If you own a racehorse the monthly training fees will be the same whether it's any good or not.
This I believe is why racehorse trainers are conflicted. On the one hand they want to train high achieving horses who are competing for top races and top prize money. On the other hand they want to maximise the number of horses they train and that requires them to persuade owners to buy in the first place and then, if the horse is an average or below average performer, keep it in training.
The "Any theories why Irish horses are routing Cheltenham thread" contains many hypotheses as to why British-trained horses fared so badly at the Cheltenham Festival last week. The most widely held view seems to be that the best horses are trained in Ireland because the racing programme and the prize money in Ireland is a vastly superior offering to the British equivalent which features too much low grade racing and poor prize money.
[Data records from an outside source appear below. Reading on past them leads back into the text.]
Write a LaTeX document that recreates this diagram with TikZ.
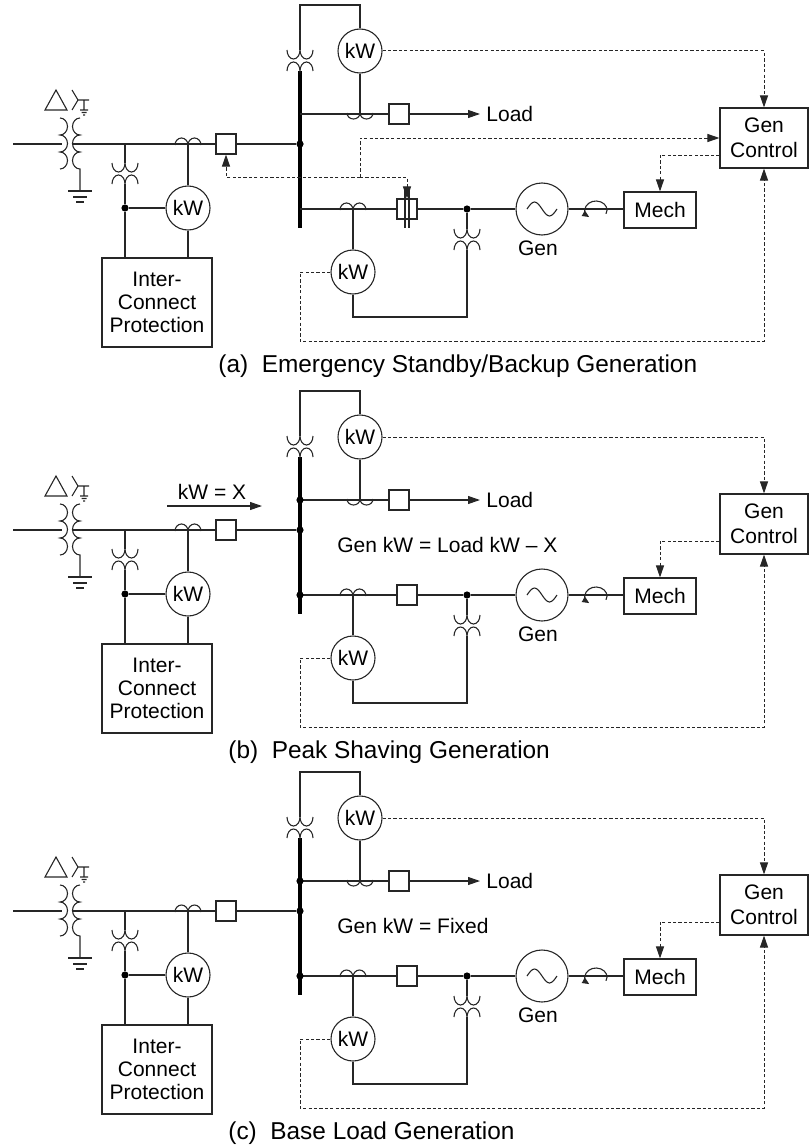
\documentclass[tikz,border=0pt]{standalone}
\usepackage{fontspec}
\setmainfont{Liberation Sans}
\usetikzlibrary{arrows.meta}

\tikzset{
	wire/.style={draw=black!85, line width=0.55pt},
	bus/.style={draw=black, line width=1.8pt},
	ctl/.style={draw=black!85, line width=0.5pt, dash pattern=on 1.6pt off 1.1pt},
	meter/.style={circle, draw=black!85, line width=0.55pt, minimum size=22pt, inner sep=0pt},
	brk/.style={rectangle, draw=black!85, line width=0.55pt, minimum size=10pt, inner sep=0pt, fill=white},
	blk/.style={rectangle, draw=black!85, line width=0.55pt, inner sep=0pt, align=center},
	dot/.style={circle, fill=black, minimum size=3.6pt, inner sep=0pt},
	lbl/.style={inner sep=0pt},
}

% current transformer humps on a line, and a voltage transformer
\newcommand{\ctup}[2]{\draw[wire] (#1,#2) ++(-13,0) arc[start angle=180,end angle=360,x radius=6.5,y radius=7] arc[start angle=180,end angle=360,x radius=6.5,y radius=7];}
\newcommand{\ctdn}[2]{\draw[wire] (#1,#2) ++(-13,0) arc[start angle=180,end angle=0,x radius=6.5,y radius=6] arc[start angle=180,end angle=0,x radius=6.5,y radius=6];}
\newcommand{\ptv}[3]{%
	\draw[wire] (#1,#2) ++(-13,0) arc[start angle=180,end angle=0,x radius=6.5,y radius=9] arc[start angle=180,end angle=0,x radius=6.5,y radius=9];
	\draw[wire] (#1,#3) ++(-13,0) arc[start angle=180,end angle=360,x radius=6.5,y radius=9] arc[start angle=180,end angle=360,x radius=6.5,y radius=9];}

\newcommand{\genscheme}{%
	% utility transformer
	\draw[wire] (45,110) -- (56,90) -- (67,110) -- cycle;
	\draw[wire] (72,90) -- (78,100) -- (72,110) (78,100) -- (89,100) (84,100) -- (84,110)
		(80,110) -- (88,110) (81.5,112.5) -- (86.5,112.5) (83,115) -- (85,115);
	\draw[wire] (60,118) arc[start angle=270,end angle=450,x radius=7.5,y radius=8.5]
		arc[start angle=270,end angle=450,x radius=7.5,y radius=8.5]
		arc[start angle=270,end angle=450,x radius=7.5,y radius=8.5];
	\draw[wire] (80,118) arc[start angle=270,end angle=90,x radius=7.5,y radius=8.5]
		arc[start angle=270,end angle=90,x radius=7.5,y radius=8.5]
		arc[start angle=270,end angle=90,x radius=7.5,y radius=8.5] -- (80,191);
	\draw[wire] (68,191) -- (92,191) (73,197) -- (87,197) (76,202) -- (84,202);
	% bus
	\draw[bus] (300,71) -- (300,228);
	\node[dot] (jf) at (300,144) {};
	% utility feed
	\node[brk] (bfeed) at (226,144) {};
	\draw[wire] (13,144) -- (62,144) (73,144) -- (bfeed.west) (bfeed.east) -- (jf);
	\node[meter] (mfeed) at (188,208) {kW};
	\ctup{188}{145}
	\draw[wire] (188,145) -- (mfeed.north);
	\node[blk, minimum width=55pt, minimum height=44.5pt] (prot) at (157,302.5) {Inter-\\Connect\\Protection};
	\draw[wire] (mfeed.south) -- (mfeed.south |- prot.north);
	\draw[wire] (125,144) -- (125,163);
	\ptv{125}{163}{184}
	\node[dot] (jp) at (125,208) {};
	\draw[wire] (125,184) -- (jp) -- (jp |- prot.north) (jp) -- (mfeed.west);
	% load
	\ptv{300}{50}{71}
	\node[meter] (mload) at (360,51) {kW};
	\draw[wire] (300,50) -- (300,5) -| (mload.north);
	\ctdn{360}{113}
	\draw[wire] (mload.south) -- (360,113);
	\node[brk] (bload) at (399,114) {};
	\coordinate (ldend) at (480,114);
	\draw[wire] (300,114) -- (bload.west);
	\draw[wire,->] (bload.east) -- (ldend);
	\node[lbl, anchor=west] (ldtxt) at (486,114) {Load};
	% generator
	\node[circle, draw=black!85, line width=0.55pt, minimum size=26pt] (gen) at (542,209) {};
	\node[brk] (bgen) at (407,209) {};
	\node[dot] (jg) at (467,209) {};
	\draw[wire] (300,209) -- (bgen.west) (bgen.east) -- (jg) -- (gen.west);
	\ctup{353}{210}
	\node[meter] (mgen) at (353,272) {kW};
	\draw[wire] (353,210) -- (mgen.north);
	\draw[wire] (jg) -- (467,229);
	\ptv{467}{229}{250}
	\draw[wire] (467,250) -- (467,317) -| (mgen.south);
	\draw[wire] (527,209) sin (534.5,202) cos (542,209) sin (549.5,216) cos (557,209);
	\node (gentxt) at (538,248) {Gen};
	\node[blk, minimum width=36pt, minimum height=18pt] (mech) at (660,210) {Mech};
	\draw[wire] (gen.east) -- (gen.east -| mech.west);
	\draw[wire,-{Triangle[length=3.5pt,width=3pt]}] (596,210) ++(25:11 and 9) arc[start angle=25,end angle=-232,x radius=11,y radius=9];
	% control
	\node[blk, minimum width=44pt, minimum height=30pt, font=\fontsize{10.5}{12.5}\selectfont] (gctl) at (764,138) {Gen\\Control};
	\draw[ctl,->] (mload.east) -| (gctl.north);
	\draw[ctl,->] (mgen.west) -- (300,272) -- (300,341) -| (gctl.south);
	\draw[ctl,->] (gctl.west) ++(0,17) -| (mech.north);
}

\begin{document}
\begin{tikzpicture}[x=0.5pt, y=-0.5pt, font=\fontsize{10.5}{11.5}\selectfont, >={Triangle[length=6pt,width=4pt]}]
	\useasboundingbox (0,0) rectangle (809,1145);

	\begin{scope}[name prefix=a-]
		\genscheme
		\coordinate (split) at (360,177);
		\draw[ctl,->] (split) |- (gctl.west);
		\draw[ctl,->] (split) -| (bfeed.south);
		\draw[wire] (405,188) -- (405,228) (409,188) -- (409,228);
		\draw[ctl,->] (split) -| (bgen.north);
		\node[lbl, anchor=west, font=\fontsize{12.2}{14}\selectfont] (cap) at (218,366) {(a)\ \ Emergency Standby/Backup Generation};
	\end{scope}

	\begin{scope}[shift={(0,386)}, name prefix=b-]
		\genscheme
		\node[dot] (jl) at (300,114) {};
		\node[dot] (jb) at (300,209) {};
		\coordinate (kwa) at (167,120);
		\coordinate (kwb) at (262,120);
		\draw[wire,->] (kwa) -- (kwb);
		\node[lbl] (kwtxt) at (212,106) {kW = X};
		\node[lbl, anchor=west] (eqtxt) at (337,159) {Gen kW = Load kW -- X};
		\node[lbl, anchor=west, font=\fontsize{12.2}{14}\selectfont] (cap) at (228,366) {(b)\ \ Peak Shaving Generation};
	\end{scope}

	\begin{scope}[shift={(0,767)}, name prefix=c-]
		\genscheme
		\node[dot] (jl) at (300,114) {};
		\node[dot] (jb) at (300,209) {};
		\node[lbl, anchor=west] (eqtxt) at (337,159) {Gen kW = Fixed};
		\node[lbl, anchor=west, font=\fontsize{12.2}{14}\selectfont] (cap) at (228,366) {(c)\ \ Base Load Generation};
	\end{scope}
\end{tikzpicture}
\end{document}
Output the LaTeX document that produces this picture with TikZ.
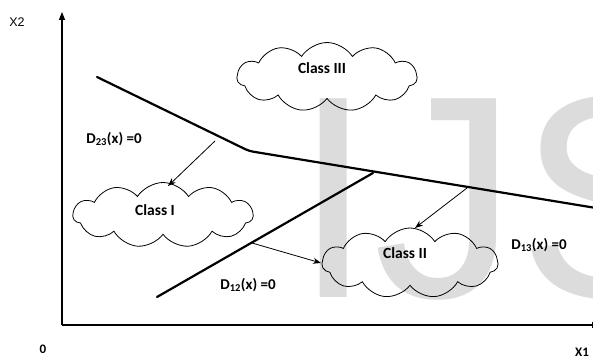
\documentclass[tikz,border=0pt]{standalone}
\usepackage{fontspec}
\setmainfont{Carlito}
\newfontfamily\arialfont{Liberation Sans}
\usetikzlibrary{shapes.symbols,arrows.meta}
\definecolor{wmgray}{RGB}{220,220,220}
\begin{document}
\begin{tikzpicture}[x=1pt,y=-1pt,
  boundary/.style={line width=2.2pt, line cap=round, line join=round},
  axis/.style={line width=1.1pt},
  pointer/.style={line width=0.8pt, -{Stealth[length=8pt,width=6pt]}},
  region/.style={cloud, cloud puffs=11, cloud puff arc=115, cloud ignores aspect,
                 draw, line width=0.8pt, inner sep=0pt},
  classlbl/.style={font=\bfseries\fontsize{15.5}{18}\selectfont, inner sep=0pt},
  eqlbl/.style={font=\bfseries\fontsize{15}{18}\selectfont, inner sep=0pt},
  axlbl/.style={font=\arialfont\fontsize{12.5}{14}\selectfont, inner sep=0pt},
  numlbl/.style={font=\bfseries\fontsize{13}{15}\selectfont, inner sep=0pt}]
\useasboundingbox (0,0) rectangle (593,358);
\clip (0,0) rectangle (593,358);

% background watermark
\node[anchor=base west, inner sep=0pt, text=wmgray,
      font=\arialfont\fontsize{289}{289}\selectfont] (wmark) at (293,297) {IJSER};

% axes
\coordinate (O) at (62,325);
\coordinate (ytop) at (62,12);
\coordinate (xend) at (600,325);
\draw[axis, -{Triangle[length=8pt,width=6pt]}] (O) -- (ytop);
\draw[axis, -{Triangle[length=8pt,width=6pt]}] (O) -- (xend);
\node[axlbl] (lx2) at (17,22) {X2};
\node[numlbl] (lzero) at (43,349) {0};
\node[numlbl] (lx1) at (582,352) {X1};

% class regions
\node[region, minimum width=180pt, minimum height=69pt] (c3) at (327,77) {};
\node[region, minimum width=180pt, minimum height=65pt] (c1) at (163,215) {};
\node[region, minimum width=176pt, minimum height=70pt] (c2) at (410,263) {};
\node[classlbl] (t3) at (322,68) {Class III};
\node[classlbl] (t1) at (155,210) {Class I};
\node[classlbl] (t2) at (405,253) {Class II};

% decision boundaries
\coordinate (d23a) at (97,77);
\coordinate (d23b) at (249,151);
\coordinate (d23c) at (596,208);
\coordinate (d12a) at (157,297);
\coordinate (d12b) at (373,173);
\draw[boundary, rounded corners=4pt] (d23a) -- (d23b) -- (d23c);
\draw[boundary] (d12a) -- (d12b);

% boundary labels
\node[eqlbl] (e23) at (114,139) {D\textsubscript{23}(x) =0};
\node[eqlbl] (e12) at (248,285) {D\textsubscript{12}(x) =0};
\node[eqlbl] (e13) at (539,245) {D\textsubscript{13}(x) =0};

% pointers from boundaries to classes
\coordinate (p1s) at (215,141);
\coordinate (p1e) at (168,186);
\coordinate (p2s) at (467,188);
\coordinate (p2e) at (415,228);
\coordinate (p3s) at (252,243);
\coordinate (p3e) at (321,263);
\draw[pointer] (p1s) -- (p1e);
\draw[pointer] (p2s) -- (p2e);
\draw[pointer] (p3s) -- (p3e);
\end{tikzpicture}
\end{document}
The vast majority of trainers are less concerned with training a Cheltenham Festival winner and more concerned with attracting new owners and retaining existing owners while the horses in their charge compete in bad races for modest purses. These trainers have a vested interest in preserving the status quo because any attempt to reduce the number of race fixtures and boost prize money at the top end will inevitably result in a reduction in the size of the racehorse population and that would destroy the business model that so many training operations seem to operate under.
The most appropriate direction of travel for British racing which would make it more competitive at the highest level would in all likelihood be fiercely resisted by many with vested interests in seeing quantity triumph over quality.